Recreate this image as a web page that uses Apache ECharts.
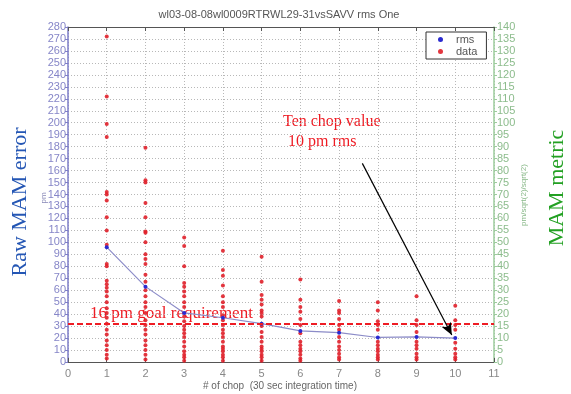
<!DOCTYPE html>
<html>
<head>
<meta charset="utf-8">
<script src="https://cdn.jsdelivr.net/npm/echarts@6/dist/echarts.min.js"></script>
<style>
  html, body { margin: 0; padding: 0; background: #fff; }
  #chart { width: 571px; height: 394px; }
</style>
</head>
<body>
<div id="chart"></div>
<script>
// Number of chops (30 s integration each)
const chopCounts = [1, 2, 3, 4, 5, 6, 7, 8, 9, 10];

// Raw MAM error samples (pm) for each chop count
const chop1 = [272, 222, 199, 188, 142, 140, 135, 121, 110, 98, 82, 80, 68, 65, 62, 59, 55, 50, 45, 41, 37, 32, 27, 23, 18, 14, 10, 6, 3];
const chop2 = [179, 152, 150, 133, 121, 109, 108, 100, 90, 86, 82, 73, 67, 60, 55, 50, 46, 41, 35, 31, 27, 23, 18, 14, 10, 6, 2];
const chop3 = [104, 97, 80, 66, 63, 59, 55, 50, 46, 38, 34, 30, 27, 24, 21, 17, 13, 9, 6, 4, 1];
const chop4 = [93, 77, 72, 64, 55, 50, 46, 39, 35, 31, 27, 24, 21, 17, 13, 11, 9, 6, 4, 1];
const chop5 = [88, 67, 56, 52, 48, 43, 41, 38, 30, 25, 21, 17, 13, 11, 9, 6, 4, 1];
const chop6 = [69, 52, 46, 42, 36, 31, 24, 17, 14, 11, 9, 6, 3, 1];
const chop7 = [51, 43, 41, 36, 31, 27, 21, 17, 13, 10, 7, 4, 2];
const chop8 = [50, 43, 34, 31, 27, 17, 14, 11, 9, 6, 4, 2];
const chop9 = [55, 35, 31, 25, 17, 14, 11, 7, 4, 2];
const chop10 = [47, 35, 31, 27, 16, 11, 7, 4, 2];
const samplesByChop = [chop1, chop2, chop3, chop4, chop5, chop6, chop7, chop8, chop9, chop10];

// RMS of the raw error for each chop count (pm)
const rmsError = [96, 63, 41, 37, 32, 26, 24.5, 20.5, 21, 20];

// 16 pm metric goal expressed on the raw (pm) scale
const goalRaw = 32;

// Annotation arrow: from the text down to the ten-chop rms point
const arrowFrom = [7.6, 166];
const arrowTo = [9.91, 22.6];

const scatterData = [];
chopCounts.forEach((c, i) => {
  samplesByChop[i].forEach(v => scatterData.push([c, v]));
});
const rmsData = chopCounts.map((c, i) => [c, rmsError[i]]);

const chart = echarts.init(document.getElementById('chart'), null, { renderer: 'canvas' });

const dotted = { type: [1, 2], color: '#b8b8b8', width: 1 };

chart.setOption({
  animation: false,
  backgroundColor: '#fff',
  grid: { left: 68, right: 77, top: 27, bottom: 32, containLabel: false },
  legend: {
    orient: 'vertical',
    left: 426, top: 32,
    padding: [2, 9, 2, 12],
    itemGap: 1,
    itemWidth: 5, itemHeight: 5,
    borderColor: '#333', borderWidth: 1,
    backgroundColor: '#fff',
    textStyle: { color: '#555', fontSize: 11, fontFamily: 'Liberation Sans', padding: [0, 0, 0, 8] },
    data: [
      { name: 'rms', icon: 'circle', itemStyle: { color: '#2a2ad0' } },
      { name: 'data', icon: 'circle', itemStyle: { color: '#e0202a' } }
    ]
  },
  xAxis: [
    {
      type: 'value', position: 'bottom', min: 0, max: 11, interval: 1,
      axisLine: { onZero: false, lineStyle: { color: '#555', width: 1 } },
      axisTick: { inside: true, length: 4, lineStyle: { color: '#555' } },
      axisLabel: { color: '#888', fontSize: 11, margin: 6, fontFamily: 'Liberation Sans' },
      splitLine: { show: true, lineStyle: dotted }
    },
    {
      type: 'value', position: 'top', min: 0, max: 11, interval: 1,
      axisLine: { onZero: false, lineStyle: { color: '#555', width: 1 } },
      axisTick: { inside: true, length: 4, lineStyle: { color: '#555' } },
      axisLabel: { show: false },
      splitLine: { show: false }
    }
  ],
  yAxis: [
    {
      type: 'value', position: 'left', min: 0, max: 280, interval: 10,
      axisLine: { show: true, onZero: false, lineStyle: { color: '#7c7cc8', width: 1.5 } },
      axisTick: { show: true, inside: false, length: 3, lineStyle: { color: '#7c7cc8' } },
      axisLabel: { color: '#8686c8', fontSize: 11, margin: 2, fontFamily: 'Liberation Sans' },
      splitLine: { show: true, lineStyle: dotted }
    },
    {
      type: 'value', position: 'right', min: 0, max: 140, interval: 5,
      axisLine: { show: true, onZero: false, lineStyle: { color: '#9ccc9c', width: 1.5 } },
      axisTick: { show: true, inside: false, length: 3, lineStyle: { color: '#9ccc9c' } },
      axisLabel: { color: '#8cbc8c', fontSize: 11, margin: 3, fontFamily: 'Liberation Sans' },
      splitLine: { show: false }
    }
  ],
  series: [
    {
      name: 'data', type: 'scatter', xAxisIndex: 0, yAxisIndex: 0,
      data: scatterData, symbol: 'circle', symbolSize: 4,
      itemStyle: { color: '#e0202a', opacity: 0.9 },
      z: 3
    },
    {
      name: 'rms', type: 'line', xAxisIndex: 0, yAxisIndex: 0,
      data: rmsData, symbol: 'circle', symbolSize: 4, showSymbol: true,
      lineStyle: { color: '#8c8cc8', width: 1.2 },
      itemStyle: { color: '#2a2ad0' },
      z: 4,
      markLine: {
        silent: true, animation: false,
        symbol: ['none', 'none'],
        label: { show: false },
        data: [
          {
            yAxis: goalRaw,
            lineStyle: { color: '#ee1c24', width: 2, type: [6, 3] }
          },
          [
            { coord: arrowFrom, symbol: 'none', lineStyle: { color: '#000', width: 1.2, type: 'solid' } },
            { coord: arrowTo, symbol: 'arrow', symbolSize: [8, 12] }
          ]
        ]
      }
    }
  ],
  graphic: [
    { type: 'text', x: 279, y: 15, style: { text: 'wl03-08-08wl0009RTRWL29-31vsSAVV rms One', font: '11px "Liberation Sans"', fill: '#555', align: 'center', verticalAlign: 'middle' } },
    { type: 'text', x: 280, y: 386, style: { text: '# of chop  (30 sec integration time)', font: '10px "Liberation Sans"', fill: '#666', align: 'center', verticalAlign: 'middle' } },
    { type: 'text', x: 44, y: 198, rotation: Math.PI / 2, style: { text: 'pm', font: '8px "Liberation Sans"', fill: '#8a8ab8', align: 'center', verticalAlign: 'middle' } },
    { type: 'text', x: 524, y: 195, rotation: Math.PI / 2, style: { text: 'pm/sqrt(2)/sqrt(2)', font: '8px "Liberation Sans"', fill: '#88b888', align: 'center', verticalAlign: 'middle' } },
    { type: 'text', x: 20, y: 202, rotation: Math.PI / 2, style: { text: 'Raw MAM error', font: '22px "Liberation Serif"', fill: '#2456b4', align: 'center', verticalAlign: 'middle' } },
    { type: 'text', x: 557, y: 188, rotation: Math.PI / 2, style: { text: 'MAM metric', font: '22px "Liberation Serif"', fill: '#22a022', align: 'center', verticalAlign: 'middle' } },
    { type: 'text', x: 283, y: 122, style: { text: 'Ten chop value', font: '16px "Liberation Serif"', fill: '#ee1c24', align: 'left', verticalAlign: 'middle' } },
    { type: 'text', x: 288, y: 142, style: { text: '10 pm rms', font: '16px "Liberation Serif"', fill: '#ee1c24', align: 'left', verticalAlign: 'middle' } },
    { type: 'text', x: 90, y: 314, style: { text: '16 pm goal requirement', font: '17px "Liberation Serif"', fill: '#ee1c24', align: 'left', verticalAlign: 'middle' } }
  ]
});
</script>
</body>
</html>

...

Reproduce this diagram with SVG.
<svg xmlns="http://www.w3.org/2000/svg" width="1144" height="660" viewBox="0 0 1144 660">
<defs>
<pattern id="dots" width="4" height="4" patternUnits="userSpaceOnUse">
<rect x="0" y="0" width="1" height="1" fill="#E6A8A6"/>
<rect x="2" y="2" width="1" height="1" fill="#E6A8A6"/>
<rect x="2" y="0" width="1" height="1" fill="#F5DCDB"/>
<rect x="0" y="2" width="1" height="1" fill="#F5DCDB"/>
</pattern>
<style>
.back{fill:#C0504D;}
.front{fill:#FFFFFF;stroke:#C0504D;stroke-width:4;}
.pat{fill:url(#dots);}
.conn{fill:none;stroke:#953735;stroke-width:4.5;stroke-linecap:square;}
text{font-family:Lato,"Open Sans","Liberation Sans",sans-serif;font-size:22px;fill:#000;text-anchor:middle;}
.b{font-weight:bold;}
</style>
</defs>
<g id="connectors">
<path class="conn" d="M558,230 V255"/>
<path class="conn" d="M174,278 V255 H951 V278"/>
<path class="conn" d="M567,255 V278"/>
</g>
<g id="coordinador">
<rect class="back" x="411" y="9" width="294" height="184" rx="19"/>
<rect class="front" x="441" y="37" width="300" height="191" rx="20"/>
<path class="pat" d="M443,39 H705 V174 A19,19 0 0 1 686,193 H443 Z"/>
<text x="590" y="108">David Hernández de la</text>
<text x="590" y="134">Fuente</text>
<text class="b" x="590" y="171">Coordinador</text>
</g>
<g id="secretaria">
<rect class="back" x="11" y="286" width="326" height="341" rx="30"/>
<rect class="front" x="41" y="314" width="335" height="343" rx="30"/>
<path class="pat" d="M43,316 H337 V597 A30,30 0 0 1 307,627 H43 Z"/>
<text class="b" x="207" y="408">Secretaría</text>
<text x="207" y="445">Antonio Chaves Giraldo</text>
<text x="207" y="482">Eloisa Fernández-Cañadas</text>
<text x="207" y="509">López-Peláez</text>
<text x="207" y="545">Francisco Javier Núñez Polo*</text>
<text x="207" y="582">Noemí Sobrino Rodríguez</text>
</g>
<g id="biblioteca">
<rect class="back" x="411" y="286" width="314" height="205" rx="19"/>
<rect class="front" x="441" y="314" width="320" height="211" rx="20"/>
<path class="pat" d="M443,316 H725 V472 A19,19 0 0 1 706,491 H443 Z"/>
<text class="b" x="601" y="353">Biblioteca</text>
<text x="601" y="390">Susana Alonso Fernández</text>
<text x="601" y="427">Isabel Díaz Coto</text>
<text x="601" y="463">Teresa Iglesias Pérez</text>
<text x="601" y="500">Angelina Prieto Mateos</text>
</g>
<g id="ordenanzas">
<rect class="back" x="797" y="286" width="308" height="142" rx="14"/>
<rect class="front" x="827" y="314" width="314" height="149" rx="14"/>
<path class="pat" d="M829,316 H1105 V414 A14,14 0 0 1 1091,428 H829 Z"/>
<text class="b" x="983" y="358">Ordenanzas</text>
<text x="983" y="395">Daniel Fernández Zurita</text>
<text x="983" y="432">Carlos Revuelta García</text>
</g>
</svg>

▶ _TASK DIRECTIONS_
Omit all pictures, then copy the lines between the ones holding "Recreate this image" and "7, 8, 9, 10];", inclusive.

▶ _ANSWER_
Recreate this image as a web page that uses Apache ECharts.
<!DOCTYPE html>
<html>
<head>
<meta charset="utf-8">
<script src="https://cdn.jsdelivr.net/npm/echarts@6/dist/echarts.min.js"></script>
<style>
  html, body { margin: 0; padding: 0; background: #fff; }
  #chart { width: 571px; height: 394px; }
</style>
</head>
<body>
<div id="chart"></div>
<script>
// Number of chops (30 s integration each)
const chopCounts = [1, 2, 3, 4, 5, 6, 7, 8, 9, 10];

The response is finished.